Denali Ice Core trace element laser ablation inductively coupled plasma mass spectrometry (LA-ICP-MS) data in basal ice, Begguya Plateau, Denali National Park, Alaska, 2025

A robust chronology has been developed for the Denali Ice Cores, Begguya, Alaska (62.93 N 151.083 W, 3912 m asl (meters above sea level); also known as Mount Hunter) using a combination of techniques including annual‑layer counting, volcanics, radiocarbon dating, and the 1963 atmospheric nuclear‑weapons‑testing horizon. Radiocarbon dating confirms that there is early Holocene ice preserved at the bottom of the Denali Ice Cores. To confirm this, researchers at the University of Maine have produced oxygen‑isotope records. Examining the data from the twin cores, we see replicate isotope profiles in the bottom 8 meters of ice, showing a sharp decrease of δ^18O (oxygen‑18 isotope ratio) of nearly 6 ‰ (permil) near the bottom. To investigate whether this decrease is a climate signal or an artifact of basal‑ice dynamics, we collected trace‑element data across the oxygen‑isotope decrease.
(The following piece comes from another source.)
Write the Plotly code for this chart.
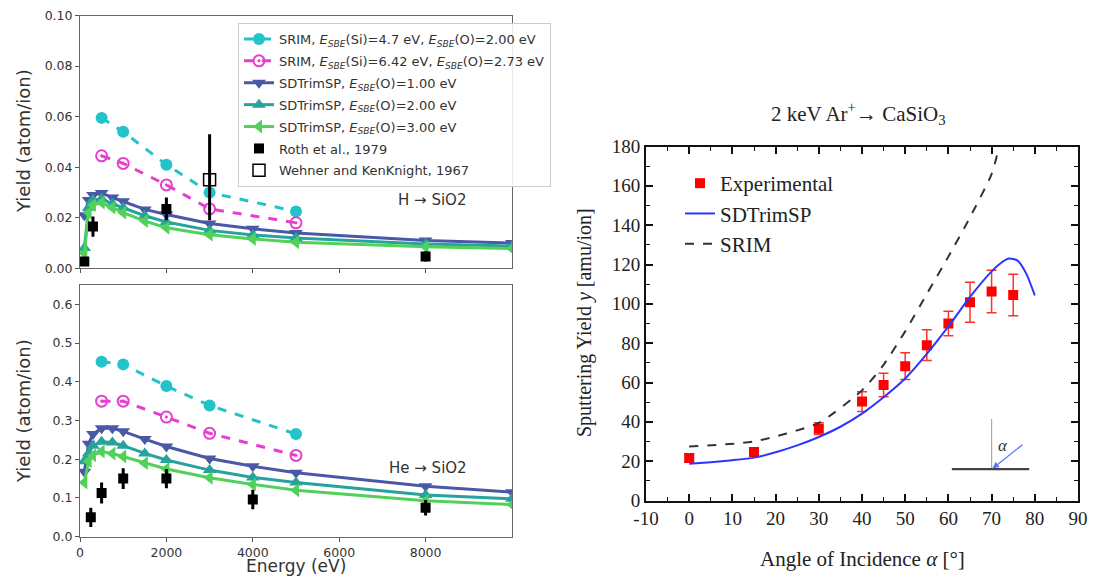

Because the basal ice of the Denali Ice Cores contains too high a sediment load to be melted and analyzed with aqueous inductively coupled plasma mass spectrometry (ICP‑MS), we analyzed Na (sodium), Mg (magnesium), Cu (copper), Pb (lead), Al (aluminum), Ca (calcium), Fe (iron), and S (sulfur) in the basal ice (207.35 m to 208.76 m depth) using laser‑ablation inductively coupled plasma mass spectrometry (LA‑ICP‑MS). The data are still being analyzed and compared with data from other methods to determine the cause of the oxygen‑isotope‑signal decrease. Researchers seeking to use this dataset should proceed with caution, as there is some evidence of contamination in the Pb and Cu analyses.